Pressure mounted on the chief executive of Westpac Banking Corp on Thursday over the handling of Australia’s biggest money laundering scandal, with the prime minister calling on bank’s board to review his position.
Australian regulator AUSTRAC is suing the country’s No.2 bank for 23 million breaches of anti-money laundering laws including a failure to monitor and report payments between known child exploiters.
“These are some very disturbing, very disturbing transactions involving despicable behaviour,” Prime Minister Scott Morrison told Australian Broadcasting Corp on Thursday.
Westpac’s board “need to determine themselves” whether CEO Brian Hartzer should resign, he added.
“They should be taking this very seriously, reflecting on it very deeply and taking the appropriate decisions for the protection of people’s interests in Australia – their safety,” Morrison said.
The prime minister’s voice added weight to a chorus of financial market participants demanding the Westpac board do more to contain a crisis at the top of one of the country’s largest companies ahead of a Dec. 12 shareholder meeting.
If owners of more than a quarter of the company’s shares vote against its executive pay plans at the meeting, it will be the second year in a row.
Under Australia’s “two strike” law, if investors vote down executive pay two years running, they can call for the entire board to be removed.
“We will vote against the directors,” said Dan Gocher, a director of shareholder activist the Australasian Centre for Corporate Responsibility, which holds Westpac shares. Financial advisers were being “inundated with clients who are considering (exiting Westpac) unless there’s a substantial change”, he added.

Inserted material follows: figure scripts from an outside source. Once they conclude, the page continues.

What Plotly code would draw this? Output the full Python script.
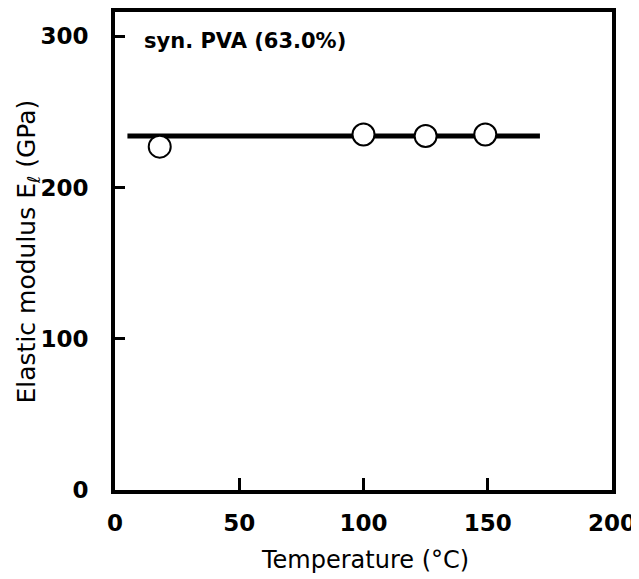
import plotly.graph_objects as go

temps = [18, 100, 125, 149]
moduli = [227, 235, 234, 235]
line_x = [5, 171]
line_y = [234, 234]
x_ticks = [0, 50, 100, 150, 200]
y_ticks = [0, 100, 200, 300]

fig = go.Figure()
fig.add_trace(go.Scatter(x=line_x, y=line_y, mode="lines",
                         line=dict(color="black", width=5), showlegend=False))
fig.add_trace(go.Scatter(x=temps, y=moduli, mode="markers",
                         marker=dict(symbol="circle", size=22, color="white",
                                     line=dict(color="black", width=2)),
                         showlegend=False))

fig.add_annotation(x=0.054, y=0.94, xref="paper", yref="paper",
                   text="syn. PVA (63.0%)", showarrow=False,
                   xanchor="left", yanchor="middle",
                   font=dict(family="DejaVu Sans", size=21, color="black", weight="bold"))

fig.add_annotation(x=0.503, y=-0.146, xref="paper", yref="paper",
                   text="Temperature (°C)", showarrow=False,
                   xanchor="center", yanchor="middle",
                   font=dict(family="DejaVu Sans", size=24, color="black"))

fig.add_annotation(x=-0.176, y=0.498, xref="paper", yref="paper",
                   text="Elastic modulus E<sub>ℓ</sub> (GPa)", showarrow=False,
                   textangle=-90, xanchor="center", yanchor="middle",
                   font=dict(family="DejaVu Sans", size=25, color="black"))

# page body has an 8px margin in the browser; figure sized to fit the window
fig.update_layout(
    width=631, height=571,
    margin=dict(l=107, r=27, t=4, b=89),
    paper_bgcolor="white", plot_bgcolor="white",
    font=dict(family="DejaVu Sans", color="black"),
    xaxis=dict(range=[0, 200], tickvals=x_ticks, ticks="inside", ticklen=12,
               tickwidth=3, tickcolor="black", showgrid=False, zeroline=False,
               showline=True, linewidth=4, linecolor="black", mirror=True,
               tickfont=dict(size=23, weight="bold"), ticklabelstandoff=9,
               automargin=False),
    yaxis=dict(range=[0, 316], tickvals=y_ticks, ticks="inside", ticklen=10,
               tickwidth=3, tickcolor="black", showgrid=False, zeroline=False,
               showline=True, linewidth=4, linecolor="black", mirror=True,
               tickfont=dict(size=23, weight="bold"), ticklabelstandoff=18,
               automargin=False),
)

fig.write_html("out.html")
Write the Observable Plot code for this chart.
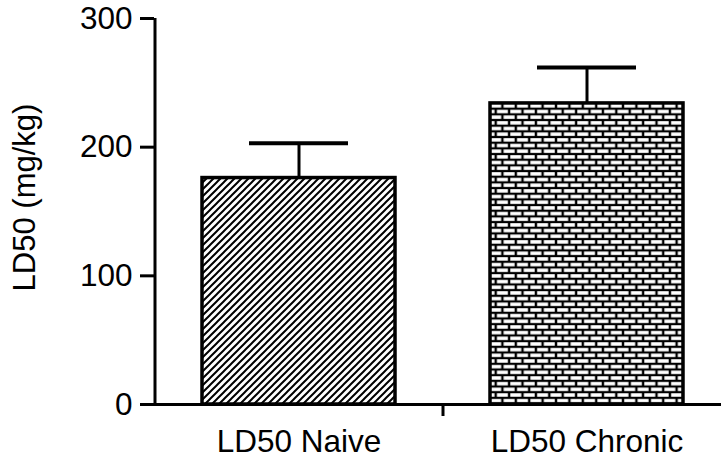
<!DOCTYPE html>
<html>
<head>
<meta charset="utf-8">
<script src="https://cdn.jsdelivr.net/npm/d3@7"></script>
<script src="https://cdn.jsdelivr.net/npm/@observablehq/plot@0.6"></script>
<style>
  html, body { margin: 0; padding: 0; background: #fff; }
</style>
</head>
<body>
<div id="chart"></div>
<script>
const categories = ["LD50 Naive", "LD50 Chronic"];
const means = [176, 234];
const errors = [27, 28];
const patterns = ["url(#hatch)", "url(#brick)"];
const yTicks = [0, 100, 200, 300];
const yLabel = "LD50 (mg/kg)";

const data = categories.map((c, i) => ({
  cat: c, value: means[i], upper: means[i] + errors[i], fill: patterns[i]
}));

const W = 721, H = 461;
const mL = 154, mT = 18, mB = 57;
const xRange = [154, 730];
const pInner = 0.33, pOuter = 0.165;
const step = (xRange[1] - xRange[0]) / (categories.length - pInner + 2 * pOuter);
const halfStep = step / 2;
const font = "'Liberation Sans', Arial, Helvetica, sans-serif";

const svg = Plot.plot({
  width: W,
  height: H,
  marginLeft: mL,
  marginRight: 0,
  marginTop: mT,
  marginBottom: mB,
  style: { fontFamily: font, color: "black", background: "white" },
  x: { domain: categories, range: xRange, paddingInner: pInner, paddingOuter: pOuter, axis: null },
  y: { domain: [0, 300], axis: null },
  color: { type: "identity" },
  marks: [
    Plot.barY(data, { x: "cat", y: "value", fill: "fill", stroke: "black", strokeWidth: 3.5 }),
    Plot.ruleX(data, { x: "cat", y1: "value", y2: "upper", stroke: "black", strokeWidth: 3 }),
    Plot.tickY(data, { x: "cat", y: "upper", stroke: "black", strokeWidth: 4, insetLeft: 47, insetRight: 47 }),
    Plot.ruleY([0], { stroke: "black", strokeWidth: 3 }),
    Plot.ruleX([categories[0]], { y1: 0, y2: 300, dx: -halfStep, stroke: "black", strokeWidth: 3 }),
    Plot.axisY({ ticks: yTicks, tickSize: 14, tickPadding: 8, fontSize: 31.5, strokeWidth: 3, label: null }),
    Plot.axisX({ tickSize: 0, tickPadding: 25, fontSize: 31.5, label: null }),
    Plot.axisX({ ticks: [categories[0]], tickSize: 12, tickFormat: () => "", dx: halfStep, strokeWidth: 3, label: null }),
    Plot.text([yLabel], { frameAnchor: "left", textAnchor: "middle", rotate: -90, dx: -129, dy: -14, fontSize: 31, fill: "black" })
  ]
});

const defs = d3.select(svg).insert("defs", ":first-child");
const hatch = defs.append("pattern")
  .attr("id", "hatch").attr("patternUnits", "userSpaceOnUse")
  .attr("width", 7).attr("height", 7);
hatch.append("rect").attr("width", 7).attr("height", 7).attr("fill", "white");
hatch.append("path").attr("d", "M-1,1 l2,-2 M0,7 l7,-7 M6,8 l2,-2")
  .attr("stroke", "black").attr("stroke-width", 2);

const bw = 13.4, bh = 5.67;
const brick = defs.append("pattern")
  .attr("id", "brick").attr("patternUnits", "userSpaceOnUse")
  .attr("x", 489).attr("y", 103)
  .attr("width", bw).attr("height", bh * 2);
brick.append("rect").attr("width", bw).attr("height", bh * 2).attr("fill", "black");
const mw = 2.4, mh = 2.2;
brick.append("rect").attr("x", mw / 2).attr("y", mh / 2).attr("width", bw - mw).attr("height", bh - mh).attr("fill", "white");
brick.append("rect").attr("x", bw / 2 + mw / 2).attr("y", bh + mh / 2).attr("width", bw - mw).attr("height", bh - mh).attr("fill", "white");
brick.append("rect").attr("x", -bw / 2 + mw / 2).attr("y", bh + mh / 2).attr("width", bw - mw).attr("height", bh - mh).attr("fill", "white");

document.getElementById("chart").appendChild(svg);
</script>
</body>
</html>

Australia’s big banks have been scrambling to rebuild community trust since a public inquiry in February found limited regulatory oversight had allowed the sector to engage in rampant profiteering.
The Australian Council of Superannuation Investors (ACSI) said the allegations from AUSTRAC were “incredibly concerning (and) doing nothing to rebuild public trust”.
“Investors take these matters seriously and will be engaging with the board ahead of the AGM,” said ACSI CEO Louise Davidson.
A Westpac representative did not respond to a request for comment.
Hartzer said the previous day he accepted most of the regulator’s assertions but “at a senior executive level, for the board, for me personally, in no way have we been indifferent on this”.
He said he had been “disgusted and appalled” by the allegations and vowed to “get to the bottom of why this was able to persist”.
Westpac had self-reported the breaches to the regulator and had since shut down the service at the centre of the complaint which let customers and affiliate overseas banks process payments from Australia, he said.
SHARE LOSSES MOUNT
The scandal comes a year and a half since larger Commonwealth Bank of Australia paid a record A$700 million penalty for similar breaches.
CBA brought forward its CEO’s retirement in light of its AUSTRAC lawsuit, with his successor leading a broader overhaul of the company’s executive level.
Westpac shares were down about 2% by the afternoon, taking the total losses to about A$5 billion of market capitalisation in the two days since the lawsuit was announced. The broader market was down 0.8%.
“We see a reduced capacity for WBC to manage its cost base and now expect costs to continue to rise in the medium term,” said Macquarie Group analysts in a note which forecast a fine of A$700 million for Westpac.
Investor lobby group The Australian Shareholders’ Association said in a statement it was “horrified” by the alleged reporting breaches and wanted to know the board’s response “as a matter of urgency”.